---- Given data
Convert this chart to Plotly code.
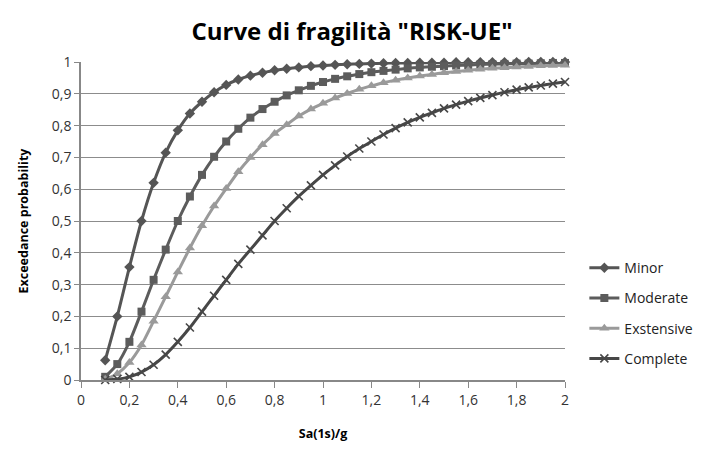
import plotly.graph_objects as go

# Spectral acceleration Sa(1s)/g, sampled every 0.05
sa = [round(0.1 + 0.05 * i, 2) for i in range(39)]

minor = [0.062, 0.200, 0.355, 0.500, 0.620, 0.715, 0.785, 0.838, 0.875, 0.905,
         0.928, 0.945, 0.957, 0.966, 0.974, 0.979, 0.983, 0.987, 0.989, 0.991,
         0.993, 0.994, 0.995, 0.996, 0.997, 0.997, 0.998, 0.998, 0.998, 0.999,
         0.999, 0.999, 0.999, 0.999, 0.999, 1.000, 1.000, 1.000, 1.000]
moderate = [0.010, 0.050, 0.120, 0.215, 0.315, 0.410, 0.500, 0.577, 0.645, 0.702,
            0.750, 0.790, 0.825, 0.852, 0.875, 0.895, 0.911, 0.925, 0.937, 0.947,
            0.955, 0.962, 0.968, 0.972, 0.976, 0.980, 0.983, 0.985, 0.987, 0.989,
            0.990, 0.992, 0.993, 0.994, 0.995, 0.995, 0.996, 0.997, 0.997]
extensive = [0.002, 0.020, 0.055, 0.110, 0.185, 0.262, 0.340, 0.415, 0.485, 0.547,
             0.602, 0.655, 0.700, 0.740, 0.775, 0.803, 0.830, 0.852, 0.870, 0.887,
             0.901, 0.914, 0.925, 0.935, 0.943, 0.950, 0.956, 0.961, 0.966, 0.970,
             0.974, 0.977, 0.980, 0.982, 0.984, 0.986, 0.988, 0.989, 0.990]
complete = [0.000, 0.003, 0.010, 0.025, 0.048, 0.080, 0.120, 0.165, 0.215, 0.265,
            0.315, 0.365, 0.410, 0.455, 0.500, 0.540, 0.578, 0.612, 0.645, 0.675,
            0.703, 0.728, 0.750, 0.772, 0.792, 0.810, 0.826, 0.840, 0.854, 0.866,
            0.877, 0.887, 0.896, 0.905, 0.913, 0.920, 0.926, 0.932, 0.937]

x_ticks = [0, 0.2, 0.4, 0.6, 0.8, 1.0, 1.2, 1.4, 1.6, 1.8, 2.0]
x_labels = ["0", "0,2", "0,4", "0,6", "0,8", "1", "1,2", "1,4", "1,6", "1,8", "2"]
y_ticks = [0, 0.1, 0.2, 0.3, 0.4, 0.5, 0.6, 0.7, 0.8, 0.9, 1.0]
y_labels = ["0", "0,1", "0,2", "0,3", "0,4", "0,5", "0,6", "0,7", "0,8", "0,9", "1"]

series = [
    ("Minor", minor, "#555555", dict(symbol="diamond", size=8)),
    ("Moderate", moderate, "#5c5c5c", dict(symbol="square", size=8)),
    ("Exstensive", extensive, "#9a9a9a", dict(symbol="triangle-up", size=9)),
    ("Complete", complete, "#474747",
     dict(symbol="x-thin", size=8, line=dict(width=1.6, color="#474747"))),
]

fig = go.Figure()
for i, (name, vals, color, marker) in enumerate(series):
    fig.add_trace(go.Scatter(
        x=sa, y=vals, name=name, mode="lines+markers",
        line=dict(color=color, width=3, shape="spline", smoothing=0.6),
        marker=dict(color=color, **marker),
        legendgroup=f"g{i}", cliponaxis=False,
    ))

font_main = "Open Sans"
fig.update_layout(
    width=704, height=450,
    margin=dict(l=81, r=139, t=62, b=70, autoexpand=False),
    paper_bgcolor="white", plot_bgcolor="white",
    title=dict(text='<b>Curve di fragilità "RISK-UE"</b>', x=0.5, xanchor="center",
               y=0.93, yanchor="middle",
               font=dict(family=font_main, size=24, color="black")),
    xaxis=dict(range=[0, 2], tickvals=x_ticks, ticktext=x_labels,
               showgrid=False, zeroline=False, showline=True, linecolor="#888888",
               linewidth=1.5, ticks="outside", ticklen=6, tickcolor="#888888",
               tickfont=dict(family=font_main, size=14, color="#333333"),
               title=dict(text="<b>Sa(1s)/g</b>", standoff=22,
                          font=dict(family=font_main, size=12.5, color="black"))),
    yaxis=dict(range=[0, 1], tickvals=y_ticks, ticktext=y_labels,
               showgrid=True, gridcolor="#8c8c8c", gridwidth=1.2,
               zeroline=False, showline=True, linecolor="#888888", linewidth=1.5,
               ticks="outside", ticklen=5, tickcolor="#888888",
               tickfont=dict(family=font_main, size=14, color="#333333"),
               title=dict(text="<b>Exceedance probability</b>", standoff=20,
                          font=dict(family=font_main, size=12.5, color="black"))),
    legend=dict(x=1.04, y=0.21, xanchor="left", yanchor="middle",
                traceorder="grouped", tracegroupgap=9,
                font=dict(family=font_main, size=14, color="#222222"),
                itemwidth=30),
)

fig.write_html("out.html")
--------
> **The request**: Transcribe the listing in full and omit the pictures.

> **Response for this exercise**:
Convert this chart to Plotly code.
import plotly.graph_objects as go

# Spectral acceleration Sa(1s)/g, sampled every 0.05
sa = [round(0.1 + 0.05 * i, 2) for i in range(39)]

minor = [0.062, 0.200, 0.355, 0.500, 0.620, 0.715, 0.785, 0.838, 0.875, 0.905,
         0.928, 0.945, 0.957, 0.966, 0.974, 0.979, 0.983, 0.987, 0.989, 0.991,
         0.993, 0.994, 0.995, 0.996, 0.997, 0.997, 0.998, 0.998, 0.998, 0.999,
         0.999, 0.999, 0.999, 0.999, 0.999, 1.000, 1.000, 1.000, 1.000]
moderate = [0.010, 0.050, 0.120, 0.215, 0.315, 0.410, 0.500, 0.577, 0.645, 0.702,
            0.750, 0.790, 0.825, 0.852, 0.875, 0.895, 0.911, 0.925, 0.937, 0.947,
            0.955, 0.962, 0.968, 0.972, 0.976, 0.980, 0.983, 0.985, 0.987, 0.989,
            0.990, 0.992, 0.993, 0.994, 0.995, 0.995, 0.996, 0.997, 0.997]
extensive = [0.002, 0.020, 0.055, 0.110, 0.185, 0.262, 0.340, 0.415, 0.485, 0.547,
             0.602, 0.655, 0.700, 0.740, 0.775, 0.803, 0.830, 0.852, 0.870, 0.887,
             0.901, 0.914, 0.925, 0.935, 0.943, 0.950, 0.956, 0.961, 0.966, 0.970,
             0.974, 0.977, 0.980, 0.982, 0.984, 0.986, 0.988, 0.989, 0.990]
complete = [0.000, 0.003, 0.010, 0.025, 0.048, 0.080, 0.120, 0.165, 0.215, 0.265,
            0.315, 0.365, 0.410, 0.455, 0.500, 0.540, 0.578, 0.612, 0.645, 0.675,
            0.703, 0.728, 0.750, 0.772, 0.792, 0.810, 0.826, 0.840, 0.854, 0.866,
            0.877, 0.887, 0.896, 0.905, 0.913, 0.920, 0.926, 0.932, 0.937]

x_ticks = [0, 0.2, 0.4, 0.6, 0.8, 1.0, 1.2, 1.4, 1.6, 1.8, 2.0]
x_labels = ["0", "0,2", "0,4", "0,6", "0,8", "1", "1,2", "1,4", "1,6", "1,8", "2"]
y_ticks = [0, 0.1, 0.2, 0.3, 0.4, 0.5, 0.6, 0.7, 0.8, 0.9, 1.0]
y_labels = ["0", "0,1", "0,2", "0,3", "0,4", "0,5", "0,6", "0,7", "0,8", "0,9", "1"]

series = [
    ("Minor", minor, "#555555", dict(symbol="diamond", size=8)),
    ("Moderate", moderate, "#5c5c5c", dict(symbol="square", size=8)),
    ("Exstensive", extensive, "#9a9a9a", dict(symbol="triangle-up", size=9)),
    ("Complete", complete, "#474747",
     dict(symbol="x-thin", size=8, line=dict(width=1.6, color="#474747"))),
]

fig = go.Figure()
for i, (name, vals, color, marker) in enumerate(series):
    fig.add_trace(go.Scatter(
        x=sa, y=vals, name=name, mode="lines+markers",
        line=dict(color=color, width=3, shape="spline", smoothing=0.6),
        marker=dict(color=color, **marker),
        legendgroup=f"g{i}", cliponaxis=False,
    ))

font_main = "Open Sans"
fig.update_layout(
    width=704, height=450,
    margin=dict(l=81, r=139, t=62, b=70, autoexpand=False),
    paper_bgcolor="white", plot_bgcolor="white",
    title=dict(text='<b>Curve di fragilità "RISK-UE"</b>', x=0.5, xanchor="center",
               y=0.93, yanchor="middle",
               font=dict(family=font_main, size=24, color="black")),
    xaxis=dict(range=[0, 2], tickvals=x_ticks, ticktext=x_labels,
               showgrid=False, zeroline=False, showline=True, linecolor="#888888",
               linewidth=1.5, ticks="outside", ticklen=6, tickcolor="#888888",
               tickfont=dict(family=font_main, size=14, color="#333333"),
               title=dict(text="<b>Sa(1s)/g</b>", standoff=22,
                          font=dict(family=font_main, size=12.5, color="black"))),
    yaxis=dict(range=[0, 1], tickvals=y_ticks, ticktext=y_labels,
               showgrid=True, gridcolor="#8c8c8c", gridwidth=1.2,
               zeroline=False, showline=True, linecolor="#888888", linewidth=1.5,
               ticks="outside", ticklen=5, tickcolor="#888888",
               tickfont=dict(family=font_main, size=14, color="#333333"),
               title=dict(text="<b>Exceedance probability</b>", standoff=20,
                          font=dict(family=font_main, size=12.5, color="black"))),
    legend=dict(x=1.04, y=0.21, xanchor="left", yanchor="middle",
                traceorder="grouped", tracegroupgap=9,
                font=dict(family=font_main, size=14, color="#222222"),
                itemwidth=30),
)

fig.write_html("out.html")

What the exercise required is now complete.